Depois destes sucessos, vieram o pluralismo partidário e a construção de um sistema social e de proteção social à semelhança de outros países da Europa Ocidental, «uma conquista civilizacional», diz Pimenta. Porque tudo isto permitiu também que uma grande parte da população saísse do atraso: «Infelizmente, estávamos na condição de Estado rico num país muito empobrecido (nos anos 60 e 70, cerca de 1,5 milhões de pessoas saíram de Portugal também para fugir à pobreza) e, para dar um exemplo, com a maior taxa de mortalidade infantil do continente. Havia uma grande vontade de mudar as estruturas económicas e sociais».
Ao mesmo tempo, porém, de certa forma, a “revolução dos cravos” é também uma consequência do processo de lutas anticoloniais em Angola, Moçambique, Guiné-Bissau, Cabo Verde e São Tomé e Príncipe. «Pode dizer-se com segurança que o 25 de abril não teria existido sem as guerras pela independência africana, que progressivamente desgastaram, extenuaram e empobreceram o país, e, por outro lado, esse dia foi crucial para que os países africanos conseguissem aquilo por que lutavam desde 1961», salienta.
A atenção da Igreja Católica também foi significativa na altura. Destaca-se a audiência que Paulo vi concedeu em 1970 aos líderes da luta anticolonial, o guineense Amílcar Cabral, o moçambicano Marcelino dos Santos e o angolano António Agostinho Neto. Mas «vale a pena referir sobretudo o papel de acompanhamento que desempenhou no período que se seguiu, nomeadamente o da construção de estruturas democráticas liberais de matriz europeia e ocidental em Portugal, e o desenvolvimento social dos países africanos».
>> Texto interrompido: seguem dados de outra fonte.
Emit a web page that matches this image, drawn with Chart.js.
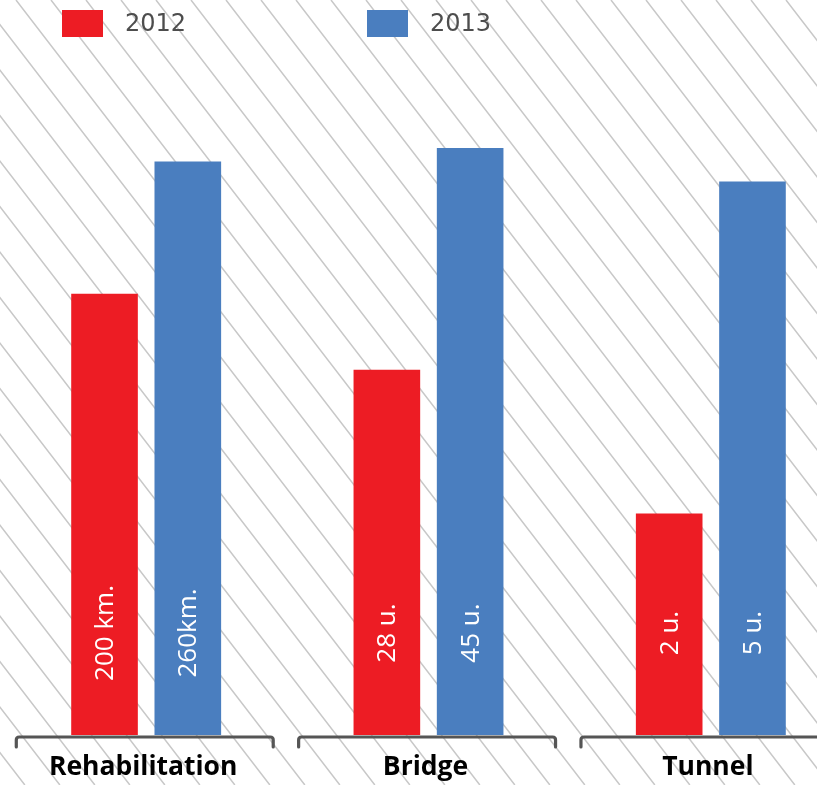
<!DOCTYPE html>
<html>
<head>
<meta charset="utf-8">
<script src="https://cdn.jsdelivr.net/npm/chart.js@4.4.1/dist/chart.umd.min.js"></script>
<style>
  html, body { margin: 0; padding: 0; background: #fff; overflow: hidden; width: 817px; height: 785px; }
  #wrap { position: absolute; left: 0; top: 0; width: 852px; height: 785px; }
</style>
</head>
<body>
<div id="wrap"><canvas id="c" width="852" height="785"></canvas></div>
<script>
// ---- data ----
const categories = ['Rehabilitation', 'Bridge', 'Tunnel'];
const seriesNames = ['2012', '2013'];
const values2012 = [200, 28, 2];
const values2013 = [260, 45, 5];
const labels2012 = ['200 km.', '28 u.', '2 u.'];
const labels2013 = ['260km.', '45 u.', '5 u.'];
// each group has its own unit; value at the top of the plot area per group
const groupAxisMax = [272, 46, 5.42];

const colors = ['#ED1C24', '#4A7EBF'];

const norm = (vals) => vals.map((v, i) => v / groupAxisMax[i] * 100);

const hatchPlugin = {
  id: 'hatch',
  beforeDraw(chart) {
    const ctx = chart.ctx;
    const W = chart.width, H = chart.height;
    ctx.save();
    ctx.fillStyle = '#fff';
    ctx.fillRect(0, 0, W, H);
    ctx.strokeStyle = '#c8c8c8';
    ctx.lineWidth = 1.5;
    const slope = 1.3, spacing = 35, phase = 16;
    const shift = H / slope;
    ctx.beginPath();
    for (let x0 = phase - Math.ceil(shift / spacing) * spacing; x0 < W + spacing; x0 += spacing) {
      ctx.moveTo(x0, 0);
      ctx.lineTo(x0 + shift, H);
    }
    ctx.stroke();
    ctx.restore();
  }
};

const decorPlugin = {
  id: 'decor',
  afterDatasetsDraw(chart) {
    const ctx = chart.ctx;
    const xs = chart.scales.x, ys = chart.scales.y;
    const base = ys.getPixelForValue(0);
    const catW = (xs.right - xs.left) / categories.length;
    ctx.save();
    // value labels inside bars
    const allLabels = [labels2012, labels2013];
    chart.data.datasets.forEach((ds, di) => {
      const meta = chart.getDatasetMeta(di);
      meta.data.forEach((bar, i) => {
        ctx.save();
        ctx.translate(bar.x, base - 102);
        ctx.rotate(-Math.PI / 2);
        ctx.fillStyle = '#ffffff';
        ctx.font = '26px "Open Sans"';
        ctx.textAlign = 'center';
        ctx.textBaseline = 'middle';
        ctx.fillText(allLabels[di][i], 0, 1);
        ctx.restore();
      });
    });
    // brackets + category labels
    categories.forEach((cat, i) => {
      const cx = xs.getPixelForValue(i);
      const l = cx - catW * 0.46, r = cx + catW * 0.45;
      const y = base + 2;
      ctx.strokeStyle = '#555555';
      ctx.lineWidth = 3.2;
      ctx.lineJoin = 'round';
      ctx.lineCap = 'round';
      ctx.beginPath();
      ctx.moveTo(l, y + 10);
      ctx.lineTo(l, y + 3);
      ctx.quadraticCurveTo(l, y, l + 3, y);
      ctx.lineTo(r - 3, y);
      ctx.quadraticCurveTo(r, y, r, y + 3);
      ctx.lineTo(r, y + 10);
      ctx.stroke();
      ctx.fillStyle = '#000000';
      ctx.font = 'bold 26.5px "Open Sans"';
      ctx.textAlign = 'center';
      ctx.textBaseline = 'alphabetic';
      ctx.fillText(cat, cx - 3, base + 40);
    });
    // legend
    chart.data.datasets.forEach((ds, di) => {
      const bx = 62 + di * 305;
      ctx.fillStyle = ds.backgroundColor;
      ctx.fillRect(bx, 10, 41, 27);
      ctx.fillStyle = '#4d4d4d';
      ctx.font = '24px "DejaVu Sans"';
      ctx.textAlign = 'left';
      ctx.textBaseline = 'middle';
      ctx.fillText(ds.label, bx + 63, 25);
    });
    ctx.restore();
  }
};

new Chart(document.getElementById('c'), {
  type: 'bar',
  data: {
    labels: categories,
    datasets: [
      { label: seriesNames[0], data: norm(values2012), backgroundColor: colors[0] },
      { label: seriesNames[1], data: norm(values2013), backgroundColor: colors[1] }
    ]
  },
  options: {
    responsive: false,
    animation: false,
    devicePixelRatio: 1,
    categoryPercentage: 0.59,
    barPercentage: 0.8,
    layout: { padding: { left: 5, right: 0, top: 135, bottom: 50 } },
    plugins: { legend: { display: false }, tooltip: { enabled: false } },
    scales: {
      x: { display: false },
      y: { display: false, min: 0, max: 100 }
    }
  },
  plugins: [hatchPlugin, decorPlugin]
});
</script>
</body>
</html>
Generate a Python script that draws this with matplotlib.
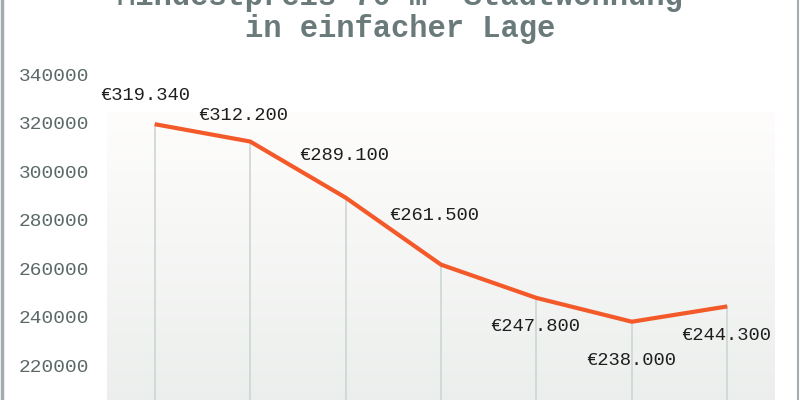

As palavras do Presidente Marcelo Rebelo de Sousa, que poucos dias antes das comemorações do cinquentenário da revolução se manifestou a favor de uma espécie de compensação «aos países que sofreram com o tráfico transatlântico de escravos», estão hoje a suscitar polémica no mundo político português.
A proposta foi imediatamente travada pelo executivo de centro-direita, investido no início de abril sob a liderança de Luís Montenegro, líder da coligação “Aliança Democrática”: numa declaração retomada pela Reuters, o Governo explicou que não havia «nenhum processo ou programa de ações específicas» para pagar reparações e sublinhou que pretendia «aprofundar as relações mútuas, o respeito pela verdade histórica e uma cooperação cada vez mais intensa e estreita, baseada na reconciliação de povos irmãos». Estas tomadas de posição, explicou Pimenta, «tocam um terreno muito delicado e correm sempre o risco de gerar tensões se forem feitas de forma generalizada. Entretanto, há que fazer distinções, não se pode correr o risco de simplificar. Em primeiro lugar, o colonialismo — que se desenvolveu entre os séculos xv e xx — é diferente da escravatura propriamente dita, que foi legalmente abolida no antigo império português durante o século xix . Segundo: a experiência colonial não foi igual em todo o lado, tendo assumido diferentes especificidades em vários territórios. Terceiro: estas são questões que devem ser aprofundadas também do ponto de vista da investigação histórica, antes de serem partilhadas, talvez estudando concretamente as formas de indemnizar aqueles que concretamente sofreram violências ou massacres. Por fim, acrescento, pode haver hoje formas mais frutuosas de cooperação a nível económico, social, cultural e político que visem o desenvolvimento, em diálogo com as comunidades locais, como, entre outras coisas, já acontece em grande parte na Comunidade dos Países de Língua Portuguesa (Cplp). No seu seio, há processos que vão para além das simples relações diplomáticas: entre Portugal e as antigas províncias ultramarinas há um grau de colaboração muito diferente do que acontece, por exemplo, entre outros países da Europa Ocidental e as suas antigas colónias». Uma especificidade na qual Lisboa, pretende continuar a apostar.